CATANIA – Una pura casualità li ha fatti ritrovare in una delle aule del palazzo di giustizia di piazza Verga, passati quattro anni esatti dalla concitata giornata in cui fu sgomberato dalle forze dell’ordine il centro di aggregazione sociale “Experia”, nel quartiere Antico Corso di Catania. Sul banco degli imputati sono finiti otto attivisti, tra cui Emanuele Feltri (vittima in estate di presunte intimidazioni mafiose nel suo agro nella valle del Simeto), che a vario titolo sono accusati di resistenza a pubblico ufficiale, istigazione a delinquere e travisamento, accusa, quest’ultima, che viene contestata per aver utilizzato dei caschi durante il presidio a difesa della struttura al civico 782 di via Plebiscito. A costituirsi come parti offese sono stati invece funzionari e dirigenti delle forze dell’ordine che operarono il 30 ottobre 2009. Tra di loro c’è anche l’ormai ex vicequestore Alfredo Anzalone.
L’udienza. Il processo ha subito un primo rinvio al prossimo 22 gennaio per un vizio di notifica. Prodotti al fascicolo dal Pm titolare dell’accusa Alessandra Tasciotti, un dvd della Digos, un’ordinanza di servizio relativa all’attività di sgombero e una nota redatta dal servizio di manutenzione del Comune di Catania. Per le difese, rappresentate in aula dagli avvocati Montalto, Martello e Giammona, oltre alla richiesta di controesame dei testi indicati dall’accusa, sono stati prodotti un video e cinque articoli sulle reazioni, relative allo sgombero, da parte di esponenti della società civile e partiti politici. Salvo sorprese, il dibattimento entrerà nel vivo già dalla prossima udienza. Ad essere sottoposti ad esame, davanti il Presidente del collegio Carmen La Rosa, saranno alcuni testi della Questura di Catania, tra cui la dirigente della Polizia Marilina Giaquinta.

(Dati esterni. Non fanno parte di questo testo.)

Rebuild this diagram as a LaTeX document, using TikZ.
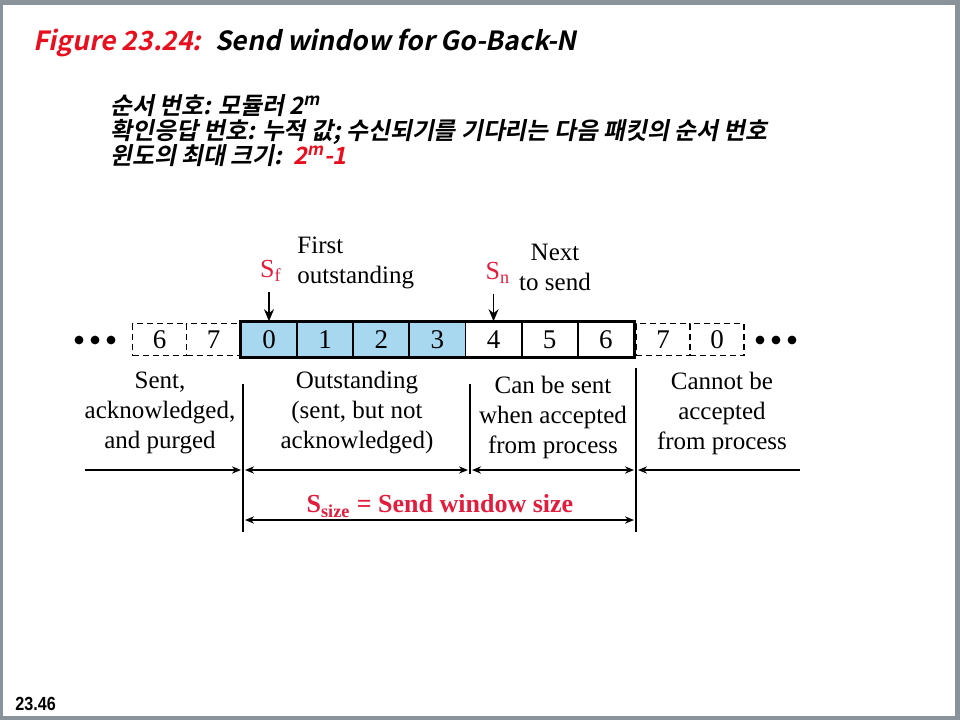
\documentclass[tikz,border=0pt]{standalone}
\usepackage{fontspec}
\setmainfont{Liberation Serif}
\newfontfamily\krfont[FakeSlant=0.2]{Noto Sans CJK KR Bold}
\newfontfamily\numfont{Liberation Sans}
\usetikzlibrary{arrows.meta}
\definecolor{winblue}{RGB}{168,216,240}
\definecolor{titlered}{RGB}{232,16,30}
\definecolor{labred}{RGB}{226,30,62}
\definecolor{framegray}{RGB}{138,146,154}
\tikzset{
  cell/.style={draw, line width=0.8pt, minimum width=28pt, minimum height=17.5pt,
    inner sep=0pt, font=\fontsize{13.5}{13.5}\selectfont},
  oldcell/.style={cell, dash pattern=on 3pt off 2pt, line width=0.6pt,
    minimum width=27pt, minimum height=16pt},
  arr/.style={-{Stealth[length=4.5pt,width=3.6pt]}, line width=0.8pt},
  ptr/.style={-{Stealth[length=6pt,width=5pt]}, line width=0.9pt, shorten <=5pt},
  darr/.style={{Stealth[length=4.5pt,width=3.6pt]}-{Stealth[length=4.5pt,width=3.6pt]},
    line width=0.8pt, shorten <=1pt, shorten >=1pt},
  lab/.style={align=center, inner sep=0pt, font=\fontsize{12.5}{15}\selectfont},
  kor/.style={anchor=base west, inner sep=0pt, font=\krfont\fontsize{11.9}{11.9}\selectfont},
}
\begin{document}
\begin{tikzpicture}[x=0.5pt,y=-0.5pt]
\useasboundingbox (0,0) rectangle (960,720);
\fill[framegray] (0,0) rectangle (960,720);
\fill[white] (3,5) rectangle (955,716);

\node[kor, text=titlered, font=\krfont\fontsize{13.2}{13.2}\selectfont] (fig) at (33,50) {Figure 23.24:};
\node[kor, font=\krfont\fontsize{13.2}{13.2}\selectfont] (title) at (215,50) {Send window for Go-Back-N};
\node[kor] (k1) at (110,114) {순서 번호: 모듈러 2\textsuperscript{m}};
\node[kor] (k2) at (110,139) {확인응답 번호: 누적 값; 수신되기를 기다리는 다음 패킷의 순서 번호};
\node[kor] (k3) at (110,164) {윈도의 최대 크기:\ \ \textcolor{titlered}{2\textsuperscript{m}-1}};

\foreach \lab/\col [count=\i from 0] in {0/winblue,1/winblue,2/winblue,3/winblue,4/white,5/white,6/white}
  \node[cell, fill=\col] (c\i) at (269+56.14*\i,339.5) {\lab};
\draw[line width=1.5pt] (c0.north west) rectangle (c6.south east);
\foreach \lab/\x/\nm in {6/159.5/l6, 7/213.5/l7, 7/663/r7, 0/717/r0}
  \node[oldcell] (\nm) at (\x,339.5) {\lab};
\foreach \x in {79,95,111,760,776,792}
  \fill (\x,340) circle (2.2pt);

\node[lab, text=labred, font=\fontsize{13}{13}\selectfont] (sf) at (271,271) {S\textsubscript{f}};
\node[lab, align=left, anchor=west] (first) at (297,263) {First\\outstanding};
\draw[ptr] (c0.north |- sf.south) -- (c0.north);
\node[lab, text=labred, font=\fontsize{13}{13}\selectfont] (sn) at (498,273) {S\textsubscript{n}};
\node[lab] (next) at (555,267) {Next\\to send};
\draw[ptr] (c4.north |- sn.south) -- (c4.north);

\node[lab] (sent) at (160,413) {Sent,\\acknowledged,\\and purged};
\node[lab] (outs) at (357,413) {Outstanding\\(sent, but not\\acknowledged)};
\node[lab] (can) at (553,417) {Can be sent\\when accepted\\from process};
\node[lab] (cannot) at (722,413) {Cannot be\\accepted\\from process};

\draw[line width=0.8pt] (243,384) -- (243,532);
\draw[line width=0.8pt] (470,384) -- (470,474);
\draw[line width=0.8pt] (636,368) -- (636,532);
\coordinate (farl) at (85,470);
\coordinate (wl) at (243,470);
\coordinate (wm) at (470,470);
\coordinate (wr) at (636,470);
\coordinate (farr) at (800,470);
\draw[arr, shorten >=1pt] (farl) -- (wl);
\draw[darr] (wl) -- (wm);
\draw[darr] (wm) -- (wr);
\draw[arr, shorten >=1pt] (farr) -- (wr);
\coordinate (sl) at (243,520);
\coordinate (sr) at (636,520);
\draw[darr] (sl) -- (sr);
\node[lab, text=labred, font=\bfseries\fontsize{13}{13}\selectfont] (size) at (440,506)
  {S\textsubscript{size} = Send window size};

\node[anchor=base west, inner sep=0pt, xscale=0.85, font=\numfont\bfseries\fontsize{9.5}{9.5}\selectfont] (page) at (15,710) {23.46};
\end{tikzpicture}
\end{document}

La mobilitazione. In mattinata gli attivisti finiti a processo, in prossimità del palazzo di Giustizia, hanno raccolto la solidarietà di ex occupanti e simpatizzanti che hanno affisso uno striscione con la scritta “Dopo i manganelli il tribunale. Le lotte non si processano”. Nell’attesa di conoscere lo sviluppo giudiziario della vicenda, l’ex centro sociale è ancora sigillato con le inferriate che vennero saldate per evitare nuovamente l’ingresso da parte degli occupanti.
Sul futuro della struttura permane però una profonda incertezza. Entro la fine del 2010 era stata inizialmente prevista, dall’allora sovraintendente ai beni culturali Gesualdo Campo, la realizzazione, con una spesa di 500 mila euro, di un teatro per l’ERSU (Ente Regionale per il diritto allo studio), il bando per l’affidamento dei lavori tuttavia è stato presentato soltanto lo scorso 9 agosto, e la cifra si è alzata a dismisura arrivando a ben oltre 2 milioni di euro.